PROMPT: Skip every picture and transcribe the remaining material exactly.

— BEGIN MATERIAL —

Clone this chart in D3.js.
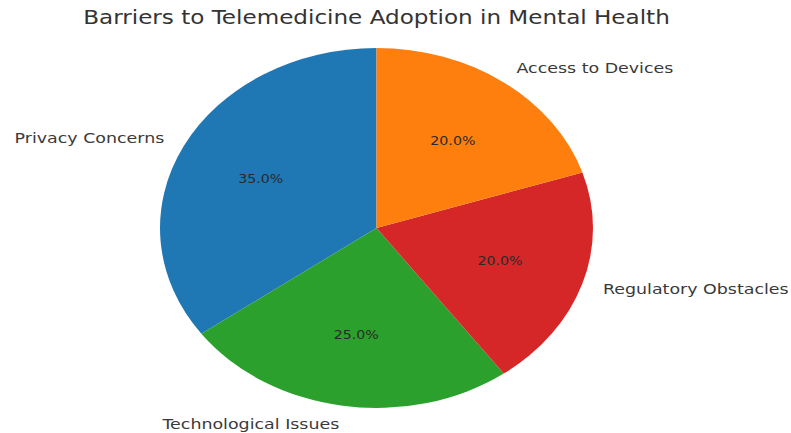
<!DOCTYPE html>
<html>
<head>
<meta charset="utf-8">
<script src="https://cdn.jsdelivr.net/npm/d3@7"></script>
<style>
  html, body { margin: 0; padding: 0; background: #fff; }
  text { font-family: "DejaVu Sans", sans-serif; }
</style>
</head>
<body>
<svg id="chart" width="791" height="433"></svg>
<script>
// Barrier categories, drawn counterclockwise from 12 o'clock
const categories = ["Privacy Concerns", "Technological Issues", "Regulatory Obstacles", "Access to Devices"];
const shares = [35, 25, 20, 20];
const colors = ["#1f77b4", "#2ca02c", "#d62728", "#ff7f0e"];
const title = "Barriers to Telemedicine Adoption in Mental Health";

const W = 791, H = 433;
const cx = 376.5, cy = 228;
const R = 180;            // vertical radius
const sx = 216.5 / 180;   // horizontal stretch of the whole figure
const pctDistance = 0.6, labelDistance = 1.1;

const svg = d3.select("#chart");
svg.append("rect").attr("width", W).attr("height", H).attr("fill", "#fff");

const g = svg.append("g").attr("transform", `translate(${cx},${cy}) scale(${sx},1)`);

const data = categories.map((c, i) => ({ name: c, value: shares[i], color: colors[i] }));

const pie = d3.pie().value(d => d.value).sort(null)
  .startAngle(0).endAngle(-2 * Math.PI);
const arcs = pie(data);

const arc = d3.arc().innerRadius(0).outerRadius(R);

g.selectAll("path.slice").data(arcs).join("path")
  .attr("class", "slice")
  .attr("d", arc)
  .attr("fill", d => d.data.color);

const mid = d => (d.startAngle + d.endAngle) / 2;

// category labels outside the pie
g.selectAll("text.label").data(arcs).join("text")
  .attr("class", "label")
  .attr("x", d => labelDistance * R * Math.sin(mid(d)))
  .attr("y", d => -labelDistance * R * Math.cos(mid(d)))
  .attr("text-anchor", d => Math.sin(mid(d)) > 0 ? "start" : "end")
  .attr("dominant-baseline", "central")
  .attr("font-size", 14.5)
  .attr("fill", "#3a3a3a")
  .text(d => d.data.name);

// percentage labels inside each slice
const total = d3.sum(shares);
g.selectAll("text.pct").data(arcs).join("text")
  .attr("class", "pct")
  .attr("x", d => pctDistance * R * Math.sin(mid(d)))
  .attr("y", d => -pctDistance * R * Math.cos(mid(d)))
  .attr("text-anchor", "middle")
  .attr("dominant-baseline", "central")
  .attr("font-size", 11.8)
  .attr("fill", "#2a2a2a")
  .text(d => (d.data.value / total * 100).toFixed(1) + "%");

// chart title
g.append("text")
  .attr("x", 0)
  .attr("y", 24 - cy)
  .attr("text-anchor", "middle")
  .attr("font-size", 19.2)
  .attr("fill", "#333")
  .text(title);
</script>
</body>
</html>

— END MATERIAL —

TASK OUTPUT:
Clone this chart in D3.js.
<!DOCTYPE html>
<html>
<head>
<meta charset="utf-8">
<script src="https://cdn.jsdelivr.net/npm/d3@7"></script>
<style>
  html, body { margin: 0; padding: 0; background: #fff; }
  text { font-family: "DejaVu Sans", sans-serif; }
</style>
</head>
<body>
<svg id="chart" width="791" height="433"></svg>
<script>
// Barrier categories, drawn counterclockwise from 12 o'clock
const categories = ["Privacy Concerns", "Technological Issues", "Regulatory Obstacles", "Access to Devices"];
const shares = [35, 25, 20, 20];
const colors = ["#1f77b4", "#2ca02c", "#d62728", "#ff7f0e"];
const title = "Barriers to Telemedicine Adoption in Mental Health";

const W = 791, H = 433;
const cx = 376.5, cy = 228;
const R = 180;            // vertical radius
const sx = 216.5 / 180;   // horizontal stretch of the whole figure
const pctDistance = 0.6, labelDistance = 1.1;

const svg = d3.select("#chart");
svg.append("rect").attr("width", W).attr("height", H).attr("fill", "#fff");

const g = svg.append("g").attr("transform", `translate(${cx},${cy}) scale(${sx},1)`);

const data = categories.map((c, i) => ({ name: c, value: shares[i], color: colors[i] }));

const pie = d3.pie().value(d => d.value).sort(null)
  .startAngle(0).endAngle(-2 * Math.PI);
const arcs = pie(data);

const arc = d3.arc().innerRadius(0).outerRadius(R);

g.selectAll("path.slice").data(arcs).join("path")
  .attr("class", "slice")
  .attr("d", arc)
  .attr("fill", d => d.data.color);

const mid = d => (d.startAngle + d.endAngle) / 2;

// category labels outside the pie
g.selectAll("text.label").data(arcs).join("text")
  .attr("class", "label")
  .attr("x", d => labelDistance * R * Math.sin(mid(d)))
  .attr("y", d => -labelDistance * R * Math.cos(mid(d)))
  .attr("text-anchor", d => Math.sin(mid(d)) > 0 ? "start" : "end")
  .attr("dominant-baseline", "central")
  .attr("font-size", 14.5)
  .attr("fill", "#3a3a3a")
  .text(d => d.data.name);

// percentage labels inside each slice
const total = d3.sum(shares);
g.selectAll("text.pct").data(arcs).join("text")
  .attr("class", "pct")
  .attr("x", d => pctDistance * R * Math.sin(mid(d)))
  .attr("y", d => -pctDistance * R * Math.cos(mid(d)))
  .attr("text-anchor", "middle")
  .attr("dominant-baseline", "central")
  .attr("font-size", 11.8)
  .attr("fill", "#2a2a2a")
  .text(d => (d.data.value / total * 100).toFixed(1) + "%");

// chart title
g.append("text")
  .attr("x", 0)
  .attr("y", 24 - cy)
  .attr("text-anchor", "middle")
  .attr("font-size", 19.2)
  .attr("fill", "#333")
  .text(title);
</script>
</body>
</html>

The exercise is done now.